Sunday, 26 August 2012
Jonathan Strange & Mr Norrell
In any media there’s always a battle between artistry and functionality.
There are writers who are experts at their craft, who fashion words and sentences into things of beauty, and others who just use them to convey a message, for whom the story and the message is paramount and things like proper grammar and sentence structure are just tools, and unreliable ones at that. There’s probably an entire scale between each end of the paradigm and you could fit your favourite writers along it, comparing those whose words are just functional against those who take pains to ensure every word is ‘perfect’. Comparing those with the most engaging and mind boggling plots but who can barely string a straight sentence with those artisans whose story boils down to no more than a contemporary update of Romeo and Juliet.
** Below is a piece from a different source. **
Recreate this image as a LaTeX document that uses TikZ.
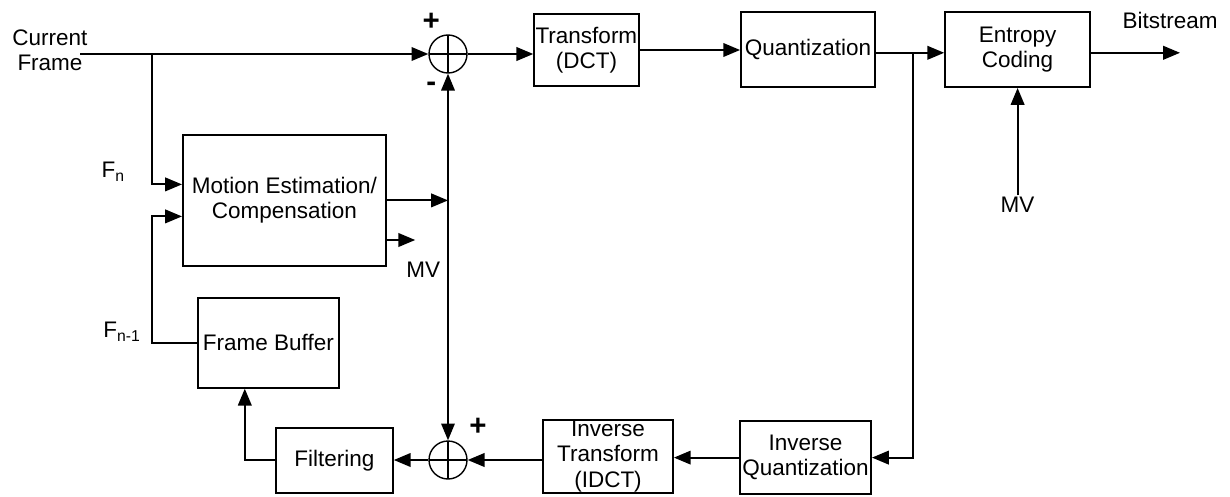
\documentclass[tikz,border=0pt]{standalone}
\usepackage{fontspec}
\setmainfont{Liberation Sans}
\usetikzlibrary{arrows.meta,positioning}

\begin{document}
\begin{tikzpicture}[x=1cm,y=1cm]
\tikzset{
  blocknode/.style={rectangle,draw,line width=1.3pt,inner sep=1pt,align=center,font=\fontsize{16}{18}\selectfont},
  sumnode/.style={circle,draw,line width=1pt,minimum size=9.5mm,inner sep=0pt,
    path picture={\draw[line width=1pt] (path picture bounding box.north) -- (path picture bounding box.south)
      (path picture bounding box.west) -- (path picture bounding box.east);}},
  labeltext/.style={inner sep=1pt,align=center,font=\fontsize{16}{18}\selectfont},
  signtext/.style={inner sep=1pt,font=\fontsize{21}{22}\selectfont\bfseries},
  directed/.style={-{Triangle[length=4.2mm,width=3.4mm]},line width=1.3pt},
  bothways/.style={{Triangle[length=4.2mm,width=3.4mm]}-{Triangle[length=4.2mm,width=3.4mm]},line width=1pt},
  undirected/.style={line width=1.3pt}
}
\useasboundingbox (0,0) rectangle (30.75,12.4);
% blocks
\node[blocknode,minimum width=5.075cm,minimum height=3.275cm] (n_ME) at (7.11,7.39) {Motion Estimation/\\Compensation};
\node[blocknode,minimum width=3.525cm,minimum height=2.25cm] (n_FB) at (6.71,3.83) {Frame Buffer};
\node[blocknode,minimum width=2.925cm,minimum height=1.625cm] (n_Filt) at (8.36,0.89) {Filtering};
\node[blocknode,minimum width=3.25cm,minimum height=1.825cm] (n_IT) at (15.20,0.99) {Inverse\\Transform\\(IDCT)};
\node[blocknode,minimum width=3.275cm,minimum height=1.825cm] (n_IQ) at (20.14,0.96) {Inverse\\Quantization};
\node[blocknode,minimum width=2.275cm,minimum height=1.8cm] (n_T) at (14.66,11.15) {Transform\\(DCT)};
\node[blocknode,minimum width=3.35cm,minimum height=1.875cm] (n_Q) at (20.20,11.16) {Quantization};
\node[blocknode,minimum width=3.625cm,minimum height=1.875cm] (n_EC) at (25.44,11.16) {Entropy\\Coding};
\node[sumnode] (n_SumT) at (11.20,11.05) {};
\node[sumnode] (n_SumB) at (11.20,0.90) {};
% labels
\node[labeltext] (l_cur) at (1.25,11.15) {Current\\Frame};
\node[labeltext] (l_fn) at (2.83,8.10) {F\textsubscript{n}};
\node[labeltext] (l_fn1) at (3.05,4.10) {F\textsubscript{n-1}};
\node[labeltext] (l_mv1) at (10.58,5.65) {MV};
\node[labeltext] (l_mv2) at (25.44,7.28) {MV};
\node[labeltext] (l_bs) at (29.25,11.90) {Bitstream};
\node[signtext] (l_pt) at (10.78,11.85) {+};
\node[signtext] (l_mt) at (10.78,10.22) {-};
\node[signtext] (l_pb) at (11.95,1.73) {+};
\coordinate (c_in) at (2.00,11.05);
\coordinate (c_split) at (3.80,11.05);
\coordinate (c_mv) at (10.38,6.40);
\coordinate (c_qsplit) at (22.83,11.08);
\coordinate (c_bs) at (29.50,11.08);
% forward path
\draw[directed] (c_in) -- (n_SumT.west);
\draw[directed] (n_SumT.east) -- (n_SumT.east -| n_T.west);
\draw[directed] (n_T.east) -- (n_T.east -| n_Q.west);
\draw[directed] (c_qsplit -| n_Q.east) -- (c_qsplit -| n_EC.west);
\draw[directed] (c_bs -| n_EC.east) -- (c_bs);
\draw[directed] (l_mv2.north) -- (n_EC.south);
% motion estimation
\draw[directed] (c_split) |- ([yshift=0.4cm]n_ME.west);
\draw[directed] (n_FB.west) -- ++(-1.125,0) |- ([yshift=-0.4cm]n_ME.west);
\draw[directed] (n_ME.east) -- (n_ME.east -| n_SumT);
\draw[directed] (c_mv -| n_ME.east) -- (c_mv);
\draw[bothways] (n_SumB.north) -- (n_SumT.south);
% reconstruction loop
\draw[directed] (c_qsplit) |- (n_IQ.east);
\draw[directed] (n_IQ.west) -- (n_IQ.west -| n_IT.east);
\draw[directed] (n_SumB.east -| n_IT.west) -- (n_SumB.east);
\draw[directed] (n_SumB.west) -- (n_SumB.west -| n_Filt.east);
\draw[directed] (n_Filt.west) -| ([xshift=-0.59cm]n_FB.south);
\end{tikzpicture}
\end{document}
Imagining that such a scale exists, I have spent the last three days trying to puzzle exactly where Susanna Clarke’s ‘Jonathan Strange & Mr Norrell’ fits onto that scale. It is, without a doubt, one of the bulkiest reads I have encountered in a good few years, the story is both long and slow moving, absolutely crammed with character details and small asides with no relation to the main story, but oh my god it is a thing of wonder. Susanna’s expertly crafted words had me hooked right from beginning to end. This truly is a novel containing everything but the kitchen sink, containing an unhealthily large amount of world building that bares no relation to the central plot. It crosses the ancient city of York, London, the surrounding counties, Spain and Brussels in the Napoleonic war, Venice, the world of Fairy and another on the far side of that. Its myriad characters inhabit their world so succinctly and exactly that it reads more like a historical document than a work of fiction.
Yet, at the end, after so many hundreds of pages, Susanna Clarke managed to astound me with such an incredible sleight of hand, such a determined array of plot twists and turns that I was stunned. Just as I was beginning to suspect there was no ‘overall plot’ everything, and I do mean everything, comes together in one brilliant set piece. On my imaginary scale of functionality verses artistry, Susanna Clarke has broken the scale, sitting both ends at the same time.
This is a truly excellent, if long, read. I’ve read books which recount the life story of one character before and they tend to be long, difficult journeys with just a few points of interest, yet this is a novel which chronicles two fully fledged, entirely believable characters and has plenty of room for their immediate relations, all fantastic characters. It’s based in an alternate version of England during the Napoleonic wars, and whilst Bonaparte never appears his presence is felt throughout the story. There are a few real characters, such as Lord Byron and Lord Wellington, who offer the novel a ground point and more than a little humour. To complement the strong cast of characters and the atmospheric setting, the magic system is never thoroughly explained but so detailed and well sketched out, I’d be more than a little curious to hear what authors like Brandon Sanderson make of it.
Yet, this is so much more than just a fantasy novel; it’s a great read regardless of your favourite genre. If you’re looking for historical settings, war, romance, magic or just a good book, this comes heartily recommended.